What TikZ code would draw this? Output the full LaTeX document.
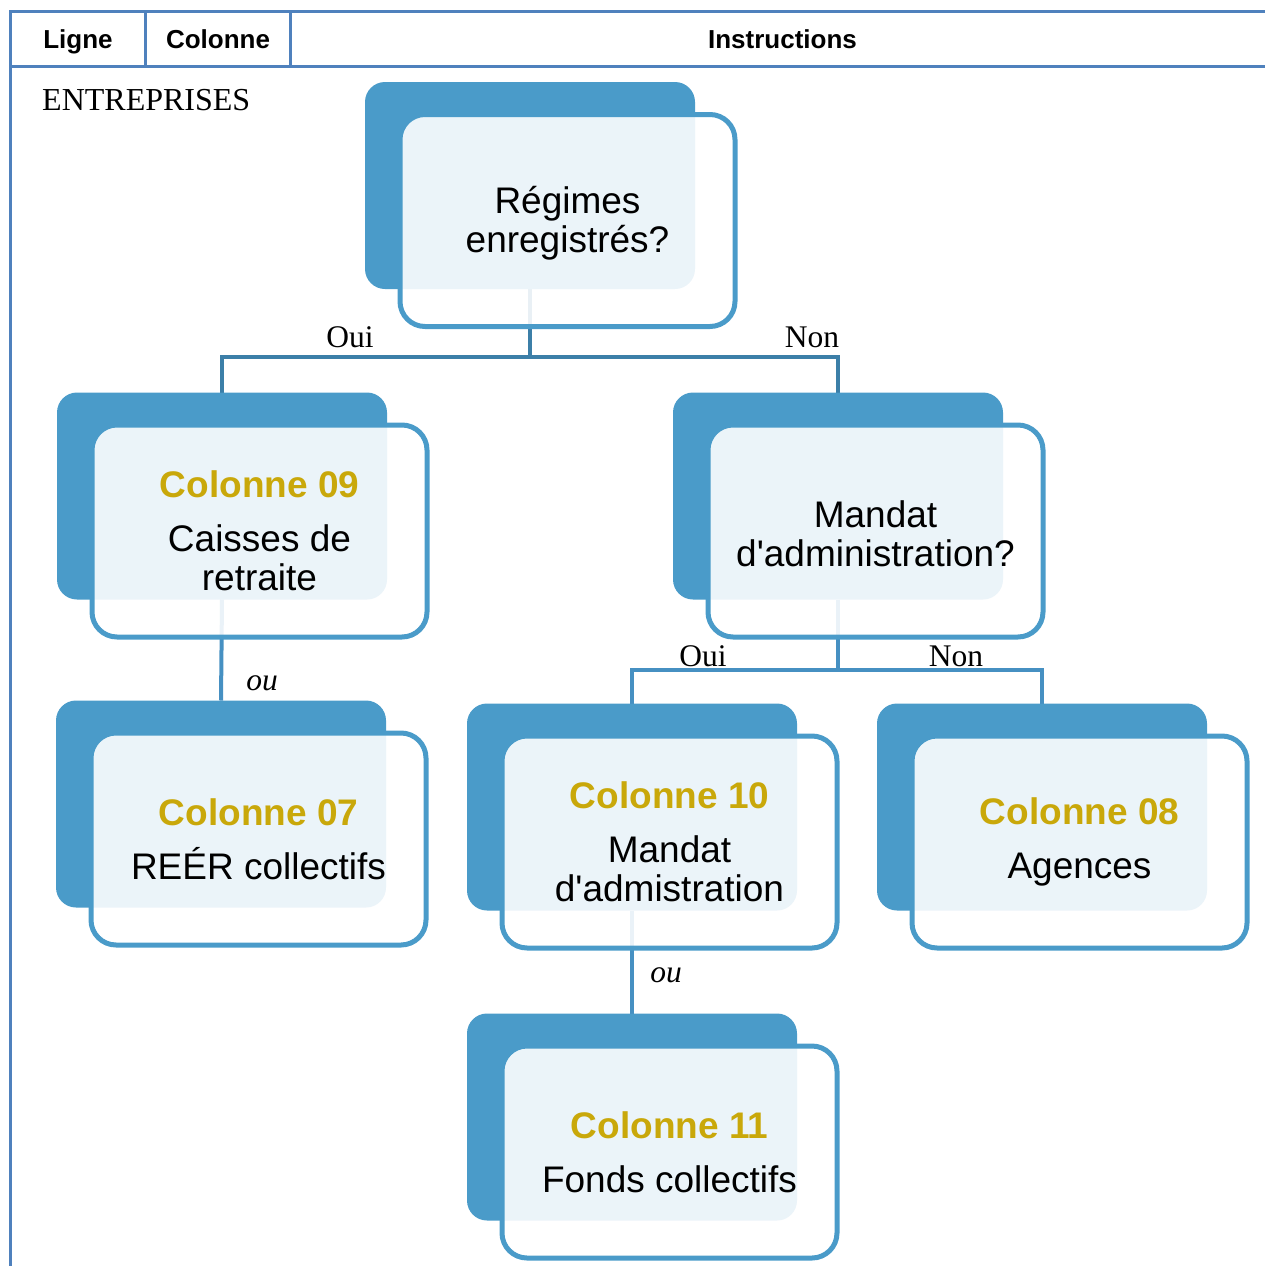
\documentclass[tikz,border=0pt]{standalone}
\usepackage{fontspec}
\setmainfont{Liberation Serif}
\setsansfont{Liberation Sans}
\usetikzlibrary{calc}
\definecolor{tbl}{HTML}{4F81BD}
\definecolor{dk}{HTML}{4A9BC9}
\definecolor{cA}{HTML}{3C7FA8}
\definecolor{cB}{HTML}{4690C2}
\definecolor{gold}{HTML}{C9A80A}
\pgfdeclarelayer{back}
\pgfsetlayers{back,main}
\tikzset{
  tblline/.style={draw=tbl, line width=3pt},
  hdr/.style={anchor=base, inner sep=0pt, font=\sffamily\bfseries\fontsize{26}{30}\selectfont},
  lbl/.style={anchor=base, inner sep=0pt, font=\fontsize{31.5}{36}\selectfont},
  darkbox/.style={rectangle, minimum width=330pt, minimum height=207pt, inner sep=0pt, outer sep=0pt, fill=dk, rounded corners=20pt},
  litebox/.style={rectangle, minimum width=335pt, minimum height=212pt, inner sep=0pt, outer sep=0pt,
    fill=white, fill opacity=0.89, text opacity=1, draw=dk, draw opacity=1, line width=5pt,
    rounded corners=25pt, align=center, font=\sffamily\fontsize{37}{39}\selectfont},
  connA/.style={draw=cA, line width=4pt},
  connB/.style={draw=cB, line width=4pt},
}
\newcommand\ttl[1]{\textcolor{gold}{\textbf{#1}}\\[15pt]}
\newcommand\apos{\textquotesingle}
\begin{document}
\begin{tikzpicture}[x=1pt,y=-1pt]
\useasboundingbox (0,0) rectangle (1265,1266);
% table frame
\draw[tblline] (10.5,10) -- (10.5,1266);
\draw[tblline] (9,11.5) -- (1265,11.5);
\draw[tblline] (9,66.5) -- (1265,66.5);
\draw[tblline] (145.7,11.5) -- (145.7,66.5);
\draw[tblline] (290.2,11.5) -- (290.2,66.5);
\node[hdr] (hL) at (78,48) {Ligne};
\node[hdr] (hC) at (218,48) {Colonne};
\node[hdr] (hI) at (782.5,48) {Instructions};
\node[anchor=base west, inner sep=0pt, font=\fontsize{32}{36}\selectfont] (ent) at (42,110) {ENTREPRISES};

% boxes
\node[darkbox] (R) at (530,185.5) {};
\node[litebox] (Rw) at ($(R)+(37.5,35)$) {\rule{0pt}{33pt}Régimes\\enregistrés?};

\node[darkbox] (C09) at (222,496) {};
\node[litebox] (C09w) at ($(C09)+(37.5,35)$) {\ttl{Colonne 09}Caisses de\\retraite};

\node[darkbox] (MA) at (838,496) {};
\node[litebox] (MAw) at ($(MA)+(37.5,35)$) {\rule{0pt}{33pt}Mandat\\d\apos administration?};

\node[darkbox] (C07) at (221,804) {};
\node[litebox] (C07w) at ($(C07)+(37.5,35)$) {\ttl{Colonne 07}REÉR collectifs};

\node[darkbox] (C10) at (632,807) {};
\node[litebox] (C10w) at ($(C10)+(37.5,35)$) {\ttl{Colonne 10}Mandat\\d\apos admistration};

\node[darkbox] (C08) at (1042,807) {};
\node[litebox] (C08w) at ($(C08)+(37.5,35)$) {\ttl{Colonne 08}Agences};

\node[darkbox] (C11) at (632,1117) {};
\node[litebox] (C11w) at ($(C11)+(37.5,35)$) {\ttl{Colonne 11}Fonds collectifs};

% connectors
\begin{pgfonlayer}{back}
\draw[connA] (R.south) -- ++(0,68) coordinate (jR);
\draw[connA] (jR) -| (C09.north);
\draw[connA] (jR) -| (MA.north);
\draw[connB] (C09.south) -- (C07.north);
\draw[connB] (MA.south) -- ++(0,70) coordinate (jM);
\draw[connB] (jM) -| (C10.north);
\draw[connB] (jM) -| (C08.north);
\draw[connB] (C10.south) -- (C11.north);
\end{pgfonlayer}

% labels
\node[lbl] (oui1) at (350,347) {Oui};
\node[lbl] (non1) at (812,347) {Non};
\node[lbl] (oui2) at (703,666) {Oui};
\node[lbl] (non2) at (956,666) {Non};
\node[lbl] (ou1) at (262,690) {\textit{ou}};
\node[lbl] (ou2) at (666,982) {\textit{ou}};
\end{tikzpicture}
\end{document}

### Given instruction
Write out each line again precisely as it appears, skipping every picture.

### Full solution
What TikZ code would draw this? Output the full LaTeX document.
\documentclass[tikz,border=0pt]{standalone}
\usepackage{fontspec}
\setmainfont{Liberation Serif}
\setsansfont{Liberation Sans}
\usetikzlibrary{calc}
\definecolor{tbl}{HTML}{4F81BD}
\definecolor{dk}{HTML}{4A9BC9}
\definecolor{cA}{HTML}{3C7FA8}
\definecolor{cB}{HTML}{4690C2}
\definecolor{gold}{HTML}{C9A80A}
\pgfdeclarelayer{back}
\pgfsetlayers{back,main}
\tikzset{
  tblline/.style={draw=tbl, line width=3pt},
  hdr/.style={anchor=base, inner sep=0pt, font=\sffamily\bfseries\fontsize{26}{30}\selectfont},
  lbl/.style={anchor=base, inner sep=0pt, font=\fontsize{31.5}{36}\selectfont},
  darkbox/.style={rectangle, minimum width=330pt, minimum height=207pt, inner sep=0pt, outer sep=0pt, fill=dk, rounded corners=20pt},
  litebox/.style={rectangle, minimum width=335pt, minimum height=212pt, inner sep=0pt, outer sep=0pt,
    fill=white, fill opacity=0.89, text opacity=1, draw=dk, draw opacity=1, line width=5pt,
    rounded corners=25pt, align=center, font=\sffamily\fontsize{37}{39}\selectfont},
  connA/.style={draw=cA, line width=4pt},
  connB/.style={draw=cB, line width=4pt},
}
\newcommand\ttl[1]{\textcolor{gold}{\textbf{#1}}\\[15pt]}
\newcommand\apos{\textquotesingle}
\begin{document}
\begin{tikzpicture}[x=1pt,y=-1pt]
\useasboundingbox (0,0) rectangle (1265,1266);
% table frame
\draw[tblline] (10.5,10) -- (10.5,1266);
\draw[tblline] (9,11.5) -- (1265,11.5);
\draw[tblline] (9,66.5) -- (1265,66.5);
\draw[tblline] (145.7,11.5) -- (145.7,66.5);
\draw[tblline] (290.2,11.5) -- (290.2,66.5);
\node[hdr] (hL) at (78,48) {Ligne};
\node[hdr] (hC) at (218,48) {Colonne};
\node[hdr] (hI) at (782.5,48) {Instructions};
\node[anchor=base west, inner sep=0pt, font=\fontsize{32}{36}\selectfont] (ent) at (42,110) {ENTREPRISES};

% boxes
\node[darkbox] (R) at (530,185.5) {};
\node[litebox] (Rw) at ($(R)+(37.5,35)$) {\rule{0pt}{33pt}Régimes\\enregistrés?};

\node[darkbox] (C09) at (222,496) {};
\node[litebox] (C09w) at ($(C09)+(37.5,35)$) {\ttl{Colonne 09}Caisses de\\retraite};

\node[darkbox] (MA) at (838,496) {};
\node[litebox] (MAw) at ($(MA)+(37.5,35)$) {\rule{0pt}{33pt}Mandat\\d\apos administration?};

\node[darkbox] (C07) at (221,804) {};
\node[litebox] (C07w) at ($(C07)+(37.5,35)$) {\ttl{Colonne 07}REÉR collectifs};

\node[darkbox] (C10) at (632,807) {};
\node[litebox] (C10w) at ($(C10)+(37.5,35)$) {\ttl{Colonne 10}Mandat\\d\apos admistration};

\node[darkbox] (C08) at (1042,807) {};
\node[litebox] (C08w) at ($(C08)+(37.5,35)$) {\ttl{Colonne 08}Agences};

\node[darkbox] (C11) at (632,1117) {};
\node[litebox] (C11w) at ($(C11)+(37.5,35)$) {\ttl{Colonne 11}Fonds collectifs};

% connectors
\begin{pgfonlayer}{back}
\draw[connA] (R.south) -- ++(0,68) coordinate (jR);
\draw[connA] (jR) -| (C09.north);
\draw[connA] (jR) -| (MA.north);
\draw[connB] (C09.south) -- (C07.north);
\draw[connB] (MA.south) -- ++(0,70) coordinate (jM);
\draw[connB] (jM) -| (C10.north);
\draw[connB] (jM) -| (C08.north);
\draw[connB] (C10.south) -- (C11.north);
\end{pgfonlayer}

% labels
\node[lbl] (oui1) at (350,347) {Oui};
\node[lbl] (non1) at (812,347) {Non};
\node[lbl] (oui2) at (703,666) {Oui};
\node[lbl] (non2) at (956,666) {Non};
\node[lbl] (ou1) at (262,690) {\textit{ou}};
\node[lbl] (ou2) at (666,982) {\textit{ou}};
\end{tikzpicture}
\end{document}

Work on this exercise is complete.